The Art Directors Guild (ADG) announced that scenic artist Bill Anderson, Oscar-nominated matte artist Harrison Ellenshaw and set designer William Newmon, II will be presented with lifetime achievement awards at the guild’s 20th annual awards gala, scheduled for Jan. 31 at the Beverly Hilton Hotel.
Last year the guild starting handing out lifetime achievement awards in each of its four disciplines: art directors; scenic, title and graphic artists; illustrators and matte artists; and set designers and model makers. The organization previously announced that production designer Patrizia von Brandenstein would also receive a lifetime achievement award.
Anderson’s mural artistry can be seen in films such as Cleopatra (1963) and The Sound of Music (1965), as well as at various Disney attractions around the world. Anderson started his career at J.C. Backings, painting backgrounds for 20th Century Fox films such as What a Way to Go (1964), Fantastic Voyage (1966), Hello, Dolly! (1969) and Beneath the Planet of the Apes (1970). He went on to work as a scenic supervisor for Grosh Scenic Studios, while serving as president of IATSE Local 816 (scenic, title and graphic artists). From 1979 to 1982, Anderson oversaw scenic design for Disney’s Epcot Center. In the 1980s, he freelanced on various Disney projects such as Disneyland, Tokyo Disneyland, Disney’s California Adventure and El Capitan. He later went on to start Disney’s Tujunga facility as well as Mural Makers, a family-run company that specializes in murals, theme and faux painting for theme parks, museums and theatres.

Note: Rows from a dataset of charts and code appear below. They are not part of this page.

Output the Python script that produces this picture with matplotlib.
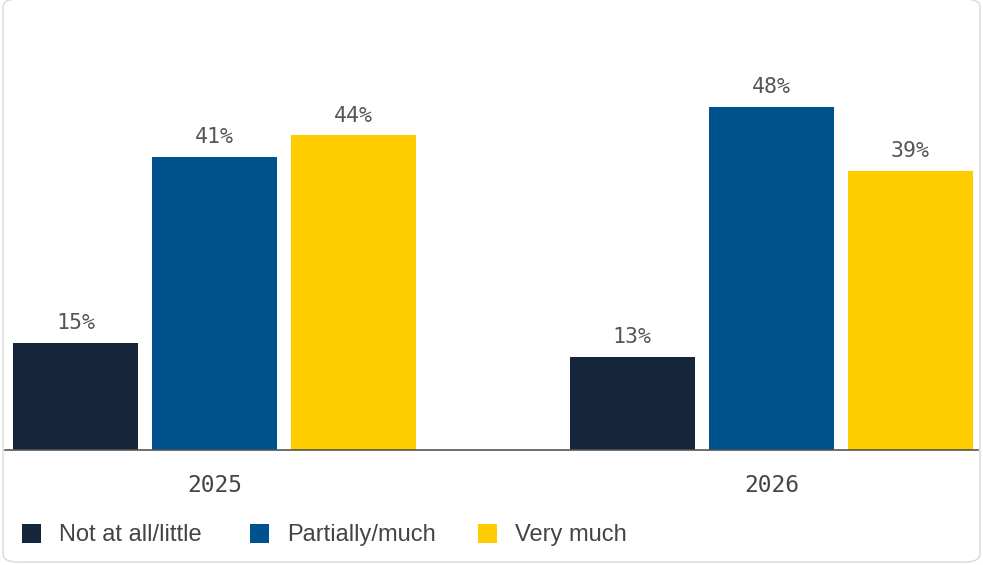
#!/usr/bin/env python3
"""Grouped bar chart: share of answers per year (2025 vs 2026)."""

import matplotlib
matplotlib.use("Agg")
import matplotlib.pyplot as plt
from matplotlib.patches import FancyBboxPatch, Rectangle
import numpy as np


years = ["2025", "2026"]
series = ["Not at all/little", "Partially/much", "Very much"]
not_at_all = [15, 13]
partially = [41, 48]
very_much = [44, 39]

COLORS = ["#15263a", "#00528f", "#ffcc00"]
W, H = 983, 565


def main():
    fig = plt.figure(figsize=(W / 100, H / 100), dpi=100)
    # axes placed in pixel terms: baseline at y=450, spans x 5..978
    ax = fig.add_axes([5 / W, (H - 450) / H, 973 / W, 450 / H])

    x = np.arange(len(years))
    width, step = 0.2244, 0.2496
    values = [not_at_all, partially, very_much]
    for i, (vals, color) in enumerate(zip(values, COLORS)):
        pos = x + (i - 1) * step
        bars = ax.bar(pos, vals, width=width, color=color, zorder=2)
        for b, v in zip(bars, vals):
            ax.annotate(f"{v}%", (b.get_x() + b.get_width() / 2, v),
                        xytext=(0, 7), textcoords="offset points",
                        ha="center", va="bottom", fontsize=15.5,
                        family="DejaVu Sans Mono", color="#555555")

    ax.set_xlim(-0.376, 1.371)
    ax.set_ylim(0, 450 / 7.15)
    ax.set_xticks(x)
    ax.set_xticklabels(years, family="DejaVu Sans Mono", fontsize=16.5,
                       color="#444444")
    ax.tick_params(axis="x", length=0, pad=17)
    ax.set_yticks([])
    for side in ("top", "right", "left"):
        ax.spines[side].set_visible(False)
    ax.spines["bottom"].set_color("#555555")
    ax.spines["bottom"].set_linewidth(1.2)

    # legend drawn by hand to hit the reference layout
    sq = 19
    for name, color, px in zip(series, COLORS, (22, 250, 478)):
        fig.patches.append(Rectangle((px / W, (H - 543) / H), sq / W, sq / H,
                                     transform=fig.transFigure,
                                     facecolor=color, edgecolor="none"))
        fig.text((px + 37) / W, (H - 535) / H, name, fontsize=17,
                 family="Liberation Sans", color="#444444", va="center")

    fig.patches.append(FancyBboxPatch((3 / W, 3 / H), (W - 6) / W, (H - 2) / H,
                                      boxstyle="round,pad=0,rounding_size=0.015",
                                      transform=fig.transFigure,
                                      facecolor="none", edgecolor="#d8d8d8",
                                      linewidth=1))

    fig.savefig("out.png", dpi=100)
    plt.close(fig)


if __name__ == "__main__":
    main()
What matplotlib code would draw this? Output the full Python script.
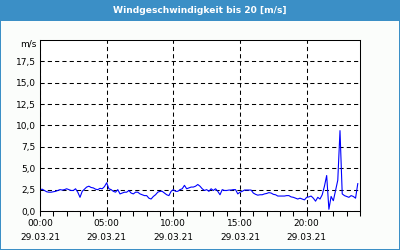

Ellenshaw is not only a matte artist, but also the first visual effects supervisor to be credited in a film for 1982’s Tron. The son of Oscar-winning matte designer Peter Ellenshaw, Harrison Ellenshaw got his start in Walt Disney Studio’s matte department. He later joined George Lucas‘s effects studio Industrial Light and Magic, where he produced many of the matte visual effects backgrounds for Star Wars (1977), The Empire Strikes Back (1980) and The Black Hole (1979), which earned Peter and Harrison an Academy Award nomination for best visual effects. In addition to producing visual effects for Tron (1982), Captain EO (1986), Superman IV: The Quest for Peace (1987), Ghost (1990) and Dick Tracy (1990), Ellenshaw also headed Disney Studio’s effects department Buena Vista Visual Effects from 1990-1996, overseeing 63 films. Ellenshaw is a founding board member of the Visual Effects Society (VES).
Newmon became the first African-American set designer in Hollywood when he joined IATSE Local 847 (set designers and model makers) in 1975. He later went on to serve three terms as vice president of Local 847 until his retirement in 2000. Newmon started his career at NBC as a stock scenery draftsman, and later was hired by Disney to set design The Apple Dumpling Gang (1975) and The Shaggy D.A. (1976). His film credits include Poltergeist (1982), Big Top Pee Wee (1988), The Meteor Man (1993), Deep Rising (1998) and Purgatory (1999). Newmon’s television credits include Starsky and Hutch, Little House on the Prairie, MacGyver, Murder She Wrote, Amen, Matt Houston, Scarecrow and Mrs. King, 7th Heaven and The Wayans Bros.